New Knick Jeremy Sochan, formerly of the Spurs warms up...

New Knick Jeremy Sochan, formerly of the Spurs warms up before a game on Jan. 22, 2026 in Salt Lake City, Utah.  Credit: Getty Images/Chris Gardner

GREENBURGH — Jeremy Sochan arrived in New York and joined the Knicks on the practice floor, already dying his hair blue and orange, doing his best to fit in. But that fit will rely on more than his willingness to accessorize and match the Knicks team colors.

With little time to acclimate himself to more than the colors he could get thrown into the mix quickly. Perhaps as soon as Thursday night when the Knicks resume the post-All-Star break schedule by hosting the Detroit Pistons at Madison Square Garden.

It’s a fitting place for him to start since what the Knicks hope to get from Sochan, like they got from the other recent in-season addition, Jose Alvarado, is a touch of toughness. No better place to test that than against the Pistons, who the Knicks admittedly were bullied and beaten up by in their first two meetings this season.

It took Alvarado three games into his Knicks tenure to get a technical foul for shoving and getting in the face of Philadelphia’s Trendon Watford after a hard foul sent Mitchell Robinson to the floor. Sochan, who was waived last week by the Spurs in his fourth season after being a 2022 lottery pick, hopes to bring a similar attitude to the Knicks as they begin a push toward the postseason.

Asked what he brings to the team, Sochan said, “Energy. The kind of mold the coach has been doing and the Knicks have been doing and what he wants for me I think I can really excel in. I bring versatility, defense, energy, a little bit of that nasty. I can’t wait.”

He might not have to wait as Knicks coach Mike Brown indicated that even on a team with solid depth, Sochan will get a chance to take the minutes that have been allotted to rookie Mo Diawara. While the Knicks defense improved drastically in the final 12 games ahead of the All-Star break, there is little doubt that come playoff time experience and toughness counts.

“Mo’s had a good season so far,” Brown said. “As a young guy — as you guys know, I’ll play young guys and I have played young guys in front of vets before — but I’m going to give Jeremy an opportunity. Similar to Tyler [Kolek’s situation], Jose’s a vet. He knows the league. The league knows him. He knows the officials and visa versa. So they’re going to get an opportunity. But at the end of the day I’m going to play who I think is best for us. Right now Jeremy is new. He hasn’t played for us. So I have to see rather quickly what we have in him before going to the playoffs.”

The Knicks faced this situation in the postseason last year when Tom Thibodeau was searching for combinations that had rarely seen the court together. Delon Wright was dusted off and thrown into the fray. Brown has, as he said, been willing to play the young players, inserting the 20-year-old Diawara as a starter at times and putting him into the action in huge spots. But he also wants to see what he has in Sochan and Alvarado, how they fit among the key rotation pieces.

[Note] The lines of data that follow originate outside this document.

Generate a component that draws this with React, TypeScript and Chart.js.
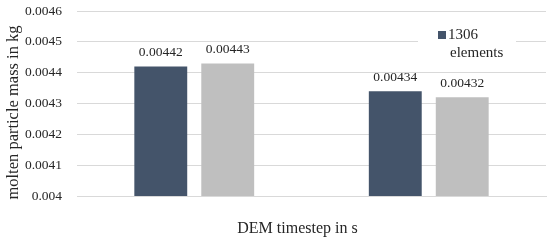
import React, { useEffect, useRef } from "react";
import { Chart, registerables } from "chart.js";
Chart.register(...registerables);

const categories = ["", ""];
const legendLines = ["1306", "elements"];
const series1Label = "1306 elements";
const series1 = [0.00442, 0.00434];
const series2Label = "";
const series2 = [0.00443, 0.00432];
const yMin = 0.004;
const yMax = 0.0046;
const yStep = 0.0001;
const yTitle = "molten particle mass in kg";
const xTitle = "DEM timestep in s";

const DARK = "#44546A";
const GRAY = "#BFBFBF";
const GRID = "#D9D9D9";
const TEXT = "#262626";
const FONT = "'Liberation Serif', serif";

const fmt = (v: number) => {
  let s = v.toFixed(5);
  s = s.replace(/0+$/, "");
  return s;
};

export default function App() {
  const ref = useRef<HTMLCanvasElement>(null);
  useEffect(() => {
    document.body.style.margin = "0";
    const canvas = ref.current!;
    const plugin = {
      id: "custom",
      afterDatasetsDraw(chart: any) {
        const ctx = chart.ctx;
        ctx.save();
        ctx.font = `13.5px ${FONT}`;
        ctx.fillStyle = TEXT;
        ctx.textAlign = "center";
        ctx.textBaseline = "bottom";
        chart.data.datasets.forEach((ds: any, i: number) => {
          const meta = chart.getDatasetMeta(i);
          meta.data.forEach((el: any, j: number) => {
            ctx.fillText(fmt(ds.data[j]), el.x, el.y - 7);
          });
        });
        ctx.restore();
      },
      afterDraw(chart: any) {
        const ctx = chart.ctx;
        const a = chart.chartArea;
        ctx.save();
        ctx.fillStyle = "#FFFFFF";
        ctx.fillRect(418, 22, 98, 46);
        ctx.fillStyle = DARK;
        ctx.fillRect(438, 31, 8, 8);
        ctx.fillStyle = TEXT;
        ctx.font = `15px ${FONT}`;
        ctx.textAlign = "left";
        ctx.textBaseline = "alphabetic";
        ctx.fillText(legendLines[0], 448, 39);
        ctx.fillText(legendLines[1], 450, 57);
        ctx.font = `16px ${FONT}`;
        ctx.textAlign = "center";
        ctx.textBaseline = "middle";
        ctx.fillText(xTitle, (a.left + a.right) / 2 - 14, 229);
        // y title
        ctx.font = `16.5px ${FONT}`;
        ctx.translate(14, (a.top + a.bottom) / 2 + 9);
        ctx.rotate(-Math.PI / 2);
        ctx.fillText(yTitle, 0, 0);
        ctx.restore();
      },
    };
    const chart = new Chart(canvas, {
      type: "bar",
      data: {
        labels: categories,
        datasets: [
          { label: series1Label, data: series1, backgroundColor: DARK },
          { label: series2Label, data: series2, backgroundColor: GRAY },
        ],
      },
      options: {
        animation: false,
        responsive: false,
        maintainAspectRatio: false,
        layout: { padding: { left: 0, right: 4, top: 11, bottom: 0 } },
        datasets: {
          bar: { categoryPercentage: 0.571, barPercentage: 0.79 },
        },
        plugins: {
          legend: { display: false },
          tooltip: { enabled: false },
        },
        scales: {
          x: {
            grid: { display: false, drawTicks: false },
            border: { display: true, color: GRID },
            ticks: { display: false },
            afterFit: (s: any) => {
              s.height = 47;
            },
          },
          y: {
            min: yMin,
            max: yMax,
            grid: { color: GRID, drawTicks: false },
            border: { display: false },
            ticks: {
              stepSize: yStep,
              padding: 15,
              color: TEXT,
              font: { family: FONT, size: 13.5 },
              callback: (v: any) => fmt(Number(v)),
            },
            title: { display: false },
            afterFit: (s: any) => {
              s.width = 77;
              s.paddingTop = 0;
              s.paddingBottom = 0;
            },
          },
        },
      },
      plugins: [plugin],
    });
    return () => chart.destroy();
  }, []);
  return (
    <div style={{ width: 550, height: 243 }}>
      <canvas ref={ref} width={550} height={243} />
    </div>
  );
}
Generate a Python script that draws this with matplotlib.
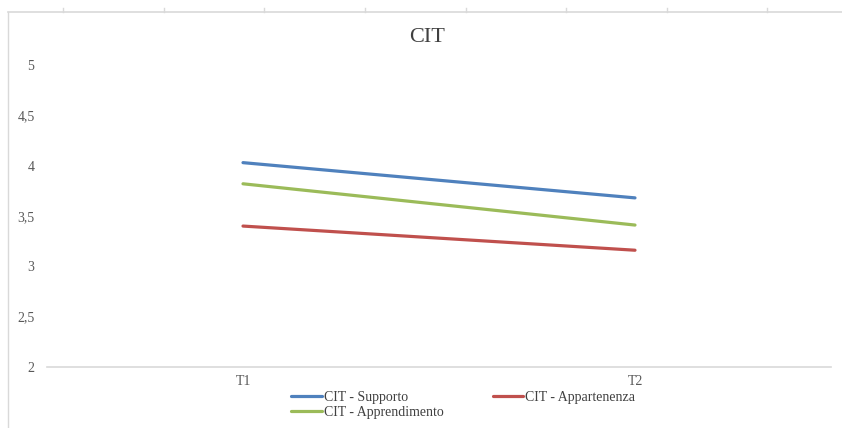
import matplotlib
matplotlib.use("Agg")
import matplotlib.pyplot as plt
from matplotlib.lines import Line2D

plt.rcParams['font.family'] = ['Liberation Serif', 'DejaVu Serif']

categories = ["T1", "T2"]
supporto = [4.03, 3.68]
appartenenza = [3.40, 3.16]
apprendimento = [3.82, 3.41]
yticks = [2, 2.5, 3, 3.5, 4, 4.5, 5]
ytick_labels = ["2", "2,5", "3", "3,5", "4", "4,5", "5"]

W, H = 842, 428
fig = plt.figure(figsize=(W / 100, H / 100), dpi=100)
ax = fig.add_axes([47 / W, 1 - 367 / H, (831 - 47) / W, (367 - 65) / H])

x = range(len(categories))
l1, = ax.plot(x, supporto, color="#4F81BD", lw=2.3, solid_capstyle="round", label="CIT - Supporto")
l2, = ax.plot(x, appartenenza, color="#C0504D", lw=2.3, solid_capstyle="round", label="CIT - Appartenenza")
l3, = ax.plot(x, apprendimento, color="#9BBB59", lw=2.3, solid_capstyle="round", label="CIT - Apprendimento")

ax.set_xlim(-0.5, 1.5)
ax.set_ylim(2, 5)
ax.set_xticks(list(x))
ax.set_xticklabels(categories)
ax.set_yticks(yticks)
ax.set_yticklabels(ytick_labels)
ax.tick_params(length=0, labelsize=10, colors="#595959")
ax.tick_params(axis="y", pad=9)
ax.tick_params(axis="x", pad=6)
for s in ["top", "right", "left"]:
    ax.spines[s].set_visible(False)
ax.spines["bottom"].set_color("#D9D9D9")
ax.spines["bottom"].set_linewidth(1.2)
ax.patch.set_alpha(0)

fig.text(427 / W, 1 - 37 / H, "CIT", fontsize=16, color="#404040",
         ha="center", va="center")

# legend: row order Supporto, Appartenenza / Apprendimento
fig.legend([l1, l3, l2], [l1.get_label(), l3.get_label(), l2.get_label()],
           ncol=2, loc="upper left", bbox_to_anchor=(291 / W, 1 - 391 / H),
           frameon=False, fontsize=10, handlelength=2.2, handletextpad=0.15,
           columnspacing=3.55, labelspacing=0.15, borderpad=0, borderaxespad=0,
           labelcolor="#404040")

# spreadsheet frame around the chart
fig.add_artist(Line2D([8 / W, 8 / W], [0, 1 - 12 / H], color="#D9D9D9", lw=1))
fig.add_artist(Line2D([8 / W, 1], [1 - 12 / H, 1 - 12 / H], color="#D9D9D9", lw=1.2))
for px in [63, 164, 264, 365, 466, 566, 667, 767]:
    fig.add_artist(Line2D([px / W, px / W], [1 - 8 / H, 1 - 12 / H], color="#D9D9D9", lw=1))

fig.savefig("out.png", dpi=100)
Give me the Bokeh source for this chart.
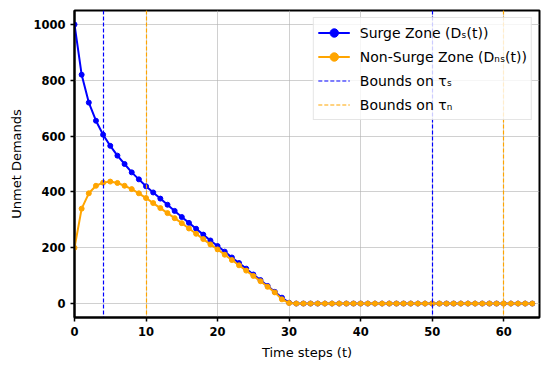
from bokeh.plotting import figure
from bokeh.models import ColumnDataSource, Range1d, FixedTicker
from bokeh.embed import file_html
from bokeh.resources import INLINE

t = list(range(65))
surge = [1000, 820, 720, 655, 605, 565, 530, 500, 470, 445,
         420, 398, 376, 354, 332, 310, 289, 268, 247, 226,
         206, 186, 165, 145, 125, 104, 84, 63, 42, 21, 3] + [0] * 34
nonsurge = [200, 340, 395, 422, 433, 437, 432, 422, 410, 395,
            378, 360, 342, 324, 306, 288, 269, 250, 231, 212,
            194, 175, 156, 137, 118, 99, 80, 60, 40, 15, 2] + [0] * 34
bounds_s = [4, 50]
bounds_n = [10, 60]
xticks = [0, 10, 20, 30, 40, 50, 60]
yticks = [0, 200, 400, 600, 800, 1000]

BLUE = "#0000ff"
ORANGE = "#ffa500"
FONT = "DejaVu Sans"

p = figure(width=541, height=362, output_backend="svg", toolbar_location=None,
           x_range=Range1d(0, 65), y_range=Range1d(-50, 1050),
           min_border_left=74, min_border_right=2, min_border_top=10, min_border_bottom=44)

src = ColumnDataSource(dict(t=t, s=surge, n=nonsurge))

p.line("t", "s", source=src, line_color=BLUE, line_width=2, legend_label="Surge Zone (Dₛ(t))")
p.scatter("t", "s", source=src, size=5, fill_color=BLUE, line_color=BLUE, legend_label="Surge Zone (Dₛ(t))")
p.line("t", "n", source=src, line_color=ORANGE, line_width=2, legend_label="Non-Surge Zone (Dₙₛ(t))")
p.scatter("t", "n", source=src, size=5, fill_color=ORANGE, line_color=ORANGE, legend_label="Non-Surge Zone (Dₙₛ(t))")
p.vspan(x=bounds_s, line_color=BLUE, line_width=1.2, line_dash="4 2", legend_label="Bounds on τₛ")
p.vspan(x=bounds_n, line_color=ORANGE, line_width=1.2, line_dash="4 2", legend_label="Bounds on τₙ")

p.xaxis.ticker = FixedTicker(ticks=xticks)
p.yaxis.ticker = FixedTicker(ticks=yticks)
p.xaxis.axis_label = "Time steps (t)"
p.yaxis.axis_label = "Unmet Demands"
for ax in (p.xaxis, p.yaxis):
    ax.axis_label_text_font = FONT
    ax.axis_label_text_font_size = "13px"
    ax.axis_label_text_font_style = "normal"
    ax.axis_label_text_color = "black"
    ax.axis_label_standoff = 6
    ax.major_label_text_font = FONT
    ax.major_label_text_font_size = "11.5px"
    ax.major_label_text_font_style = "bold"
    ax.major_label_text_color = "black"
    ax.axis_line_width = 2
    ax.axis_line_color = "black"
    ax.major_tick_line_width = 1.5
    ax.major_tick_line_color = "black"
    ax.major_tick_out = 4
    ax.major_tick_in = 0
    ax.minor_tick_line_color = None

p.outline_line_color = "black"
p.outline_line_width = 2
p.outline_line_alpha = 1
p.grid.grid_line_color = "#b0b0b0"
p.grid.grid_line_alpha = 0.6
p.grid.grid_line_width = 1

p.legend.location = "top_right"
p.legend.margin = 7
p.legend.padding = 4
p.legend.spacing = 3
p.legend.label_standoff = 10
p.legend.label_text_font = FONT
p.legend.label_text_font_size = "14px"
p.legend.label_text_color = "black"
p.legend.label_height = 21
p.legend.glyph_height = 21
p.legend.glyph_width = 32
p.legend.border_line_color = "#cccccc"
p.legend.border_line_width = 1
p.legend.background_fill_alpha = 0.8

open("out.html", "w").write(file_html(p, INLINE))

“Anytime you can add that to your team, you add it to your team” Brown said. “Especially if they bring other things to the table. Jose brings a level of quickness with the basketball especially, that we haven’t had.

"He can handle the ball. Even in San Antonio they tried to put him at the point guard position a little bit. Those types of things at that size, you start saying that type of player has some physicality, has some nastiness to him. That’s a pretty good thing to have.”

This might not be the true test of how the Knicks measure up to the Eastern Conference-leading Pistons with Jalen Duran and Isaiah Stewart both serving suspensions for their parts in the fight with the Charlotte Hornets. But the Knicks can claim they weren’t at full strength in the earlier two meetings. They were missing Josh Hart in the first game and then Karl-Anthony Towns and OG Anunoby in the next one. Anunoby is listed as questionable for this game, but did practice after missing the last four games with a toenail avulsion (having his toenail removed) and said he feels much better.

Still, when you lose by 31 and 38, seeing the Pistons across the way is a test and the Knicks want to prove they can answer.

“They didn’t just win the game, they beat us pretty bad,” Brown said. “So for us, and I don’t like to say that this game is more important than the next game. Every game is extremely important. But there comes a certain point when you’re in competition. If the wins and losses are as lopsided as those two losses that should shake you up a little bit.

“At the end of the day, if we win [Thursday] or win the next two games, or how many games we play them, that doesn’t necessarily guarantee that we’re going to beat them come playoff time or vice versa. I’m a firm believer in that. I’ve been around this thing too long to see, some teams go 0-4 and still win the series. Some teams go 3-4 and still win the series. That part doesn’t matter. It’s just about how the first two games turned out for us.”